*Material for the task*:
* * * * * * *

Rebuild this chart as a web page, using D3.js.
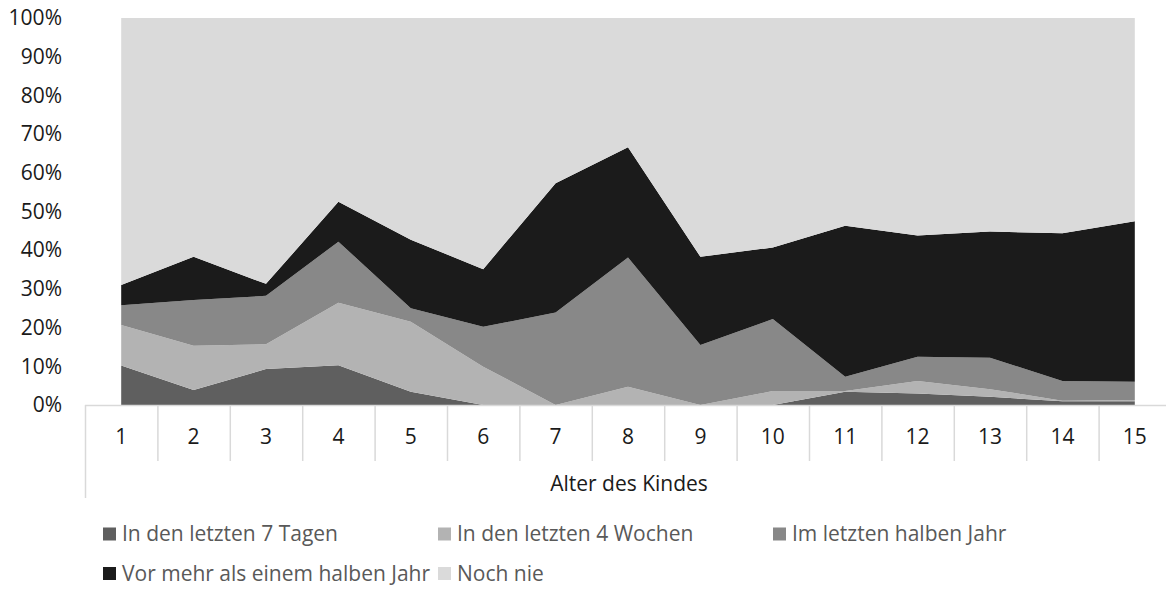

* * * * * * *

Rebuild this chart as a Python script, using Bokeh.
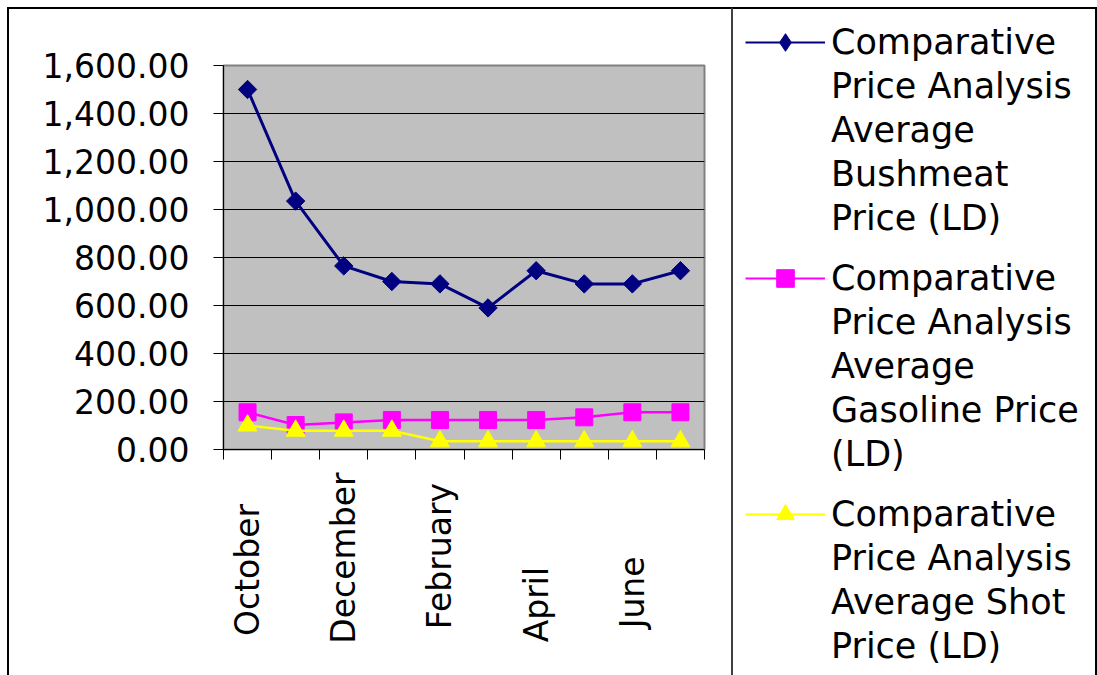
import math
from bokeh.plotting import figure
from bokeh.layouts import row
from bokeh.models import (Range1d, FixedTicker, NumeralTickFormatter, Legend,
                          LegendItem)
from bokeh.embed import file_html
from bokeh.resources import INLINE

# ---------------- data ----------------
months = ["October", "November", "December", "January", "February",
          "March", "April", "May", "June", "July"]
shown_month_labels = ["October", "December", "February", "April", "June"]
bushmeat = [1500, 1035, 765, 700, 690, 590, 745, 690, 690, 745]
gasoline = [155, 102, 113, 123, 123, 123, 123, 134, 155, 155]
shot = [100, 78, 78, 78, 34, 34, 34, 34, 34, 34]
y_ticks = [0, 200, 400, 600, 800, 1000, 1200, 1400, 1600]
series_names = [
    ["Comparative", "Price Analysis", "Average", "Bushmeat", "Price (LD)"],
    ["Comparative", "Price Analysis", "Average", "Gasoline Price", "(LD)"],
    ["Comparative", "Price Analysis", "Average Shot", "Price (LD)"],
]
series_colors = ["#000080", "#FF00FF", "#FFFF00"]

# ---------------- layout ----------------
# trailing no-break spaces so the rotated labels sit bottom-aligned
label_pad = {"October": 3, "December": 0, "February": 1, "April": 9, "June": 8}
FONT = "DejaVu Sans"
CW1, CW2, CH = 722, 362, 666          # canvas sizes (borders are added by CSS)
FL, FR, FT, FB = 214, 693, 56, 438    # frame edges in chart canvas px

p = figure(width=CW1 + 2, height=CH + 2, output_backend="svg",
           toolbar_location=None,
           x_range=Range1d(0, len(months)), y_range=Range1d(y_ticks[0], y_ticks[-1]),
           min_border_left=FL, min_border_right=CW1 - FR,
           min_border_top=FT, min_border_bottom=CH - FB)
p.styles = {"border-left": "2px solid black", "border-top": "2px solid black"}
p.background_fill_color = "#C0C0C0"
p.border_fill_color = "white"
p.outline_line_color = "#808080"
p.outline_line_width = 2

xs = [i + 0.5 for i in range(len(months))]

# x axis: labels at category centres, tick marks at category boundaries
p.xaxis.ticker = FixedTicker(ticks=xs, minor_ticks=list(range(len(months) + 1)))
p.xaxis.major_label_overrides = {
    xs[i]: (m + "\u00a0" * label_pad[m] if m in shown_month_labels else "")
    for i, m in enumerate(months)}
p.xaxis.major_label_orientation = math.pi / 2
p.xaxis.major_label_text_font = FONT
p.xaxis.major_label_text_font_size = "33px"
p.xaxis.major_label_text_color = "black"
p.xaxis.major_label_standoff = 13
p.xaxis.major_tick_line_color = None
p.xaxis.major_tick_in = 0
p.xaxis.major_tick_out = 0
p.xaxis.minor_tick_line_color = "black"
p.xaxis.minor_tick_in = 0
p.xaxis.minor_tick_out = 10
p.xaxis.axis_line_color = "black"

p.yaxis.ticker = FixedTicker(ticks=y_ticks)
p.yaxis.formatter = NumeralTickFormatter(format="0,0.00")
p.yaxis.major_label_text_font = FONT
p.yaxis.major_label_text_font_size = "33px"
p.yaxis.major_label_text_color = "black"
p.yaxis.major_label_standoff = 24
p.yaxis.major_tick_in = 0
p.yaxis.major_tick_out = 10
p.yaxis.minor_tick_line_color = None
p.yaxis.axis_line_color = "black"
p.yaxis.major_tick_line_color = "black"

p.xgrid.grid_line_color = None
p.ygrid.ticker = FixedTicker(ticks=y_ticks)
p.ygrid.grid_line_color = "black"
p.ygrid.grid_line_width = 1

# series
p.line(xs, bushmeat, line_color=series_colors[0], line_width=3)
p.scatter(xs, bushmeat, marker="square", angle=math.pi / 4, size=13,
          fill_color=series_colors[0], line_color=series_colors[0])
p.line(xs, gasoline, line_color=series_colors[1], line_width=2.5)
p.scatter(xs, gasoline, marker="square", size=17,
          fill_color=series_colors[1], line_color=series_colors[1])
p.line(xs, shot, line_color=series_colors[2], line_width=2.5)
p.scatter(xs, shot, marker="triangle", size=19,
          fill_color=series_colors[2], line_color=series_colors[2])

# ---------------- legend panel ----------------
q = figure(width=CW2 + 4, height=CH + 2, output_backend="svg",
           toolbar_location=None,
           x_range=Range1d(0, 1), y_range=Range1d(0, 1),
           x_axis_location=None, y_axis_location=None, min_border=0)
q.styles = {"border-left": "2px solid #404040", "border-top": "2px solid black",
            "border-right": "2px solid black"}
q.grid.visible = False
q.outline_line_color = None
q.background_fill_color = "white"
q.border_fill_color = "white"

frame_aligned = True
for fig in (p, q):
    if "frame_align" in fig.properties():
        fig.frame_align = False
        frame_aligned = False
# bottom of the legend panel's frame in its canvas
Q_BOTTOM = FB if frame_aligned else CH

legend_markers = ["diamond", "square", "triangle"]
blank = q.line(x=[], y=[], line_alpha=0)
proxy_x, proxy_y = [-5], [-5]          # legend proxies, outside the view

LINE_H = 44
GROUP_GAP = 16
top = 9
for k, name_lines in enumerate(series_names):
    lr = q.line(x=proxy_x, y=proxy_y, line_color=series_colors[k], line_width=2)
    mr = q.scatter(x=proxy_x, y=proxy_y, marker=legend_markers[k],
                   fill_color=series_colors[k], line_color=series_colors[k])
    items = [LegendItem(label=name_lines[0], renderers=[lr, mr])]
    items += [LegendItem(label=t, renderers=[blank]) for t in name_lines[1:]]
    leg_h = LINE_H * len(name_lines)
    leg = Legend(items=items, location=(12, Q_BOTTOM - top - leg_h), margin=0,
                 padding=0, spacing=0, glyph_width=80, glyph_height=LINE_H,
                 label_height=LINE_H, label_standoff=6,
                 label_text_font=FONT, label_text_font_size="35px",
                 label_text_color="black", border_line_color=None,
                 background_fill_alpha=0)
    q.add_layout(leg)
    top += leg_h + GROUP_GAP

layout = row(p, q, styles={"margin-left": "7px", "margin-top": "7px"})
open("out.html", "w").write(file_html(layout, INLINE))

* * * * * * *

*Problem*:
Extract, without any images, the part of the material above that opens with the line containing "Rebuild this chart as a Python" and closes with the line containing "from bokeh.resources import INLINE", both lines included.

*Exercise answer*:
Rebuild this chart as a Python script, using Bokeh.
import math
from bokeh.plotting import figure
from bokeh.layouts import row
from bokeh.models import (Range1d, FixedTicker, NumeralTickFormatter, Legend,
                          LegendItem)
from bokeh.embed import file_html
from bokeh.resources import INLINE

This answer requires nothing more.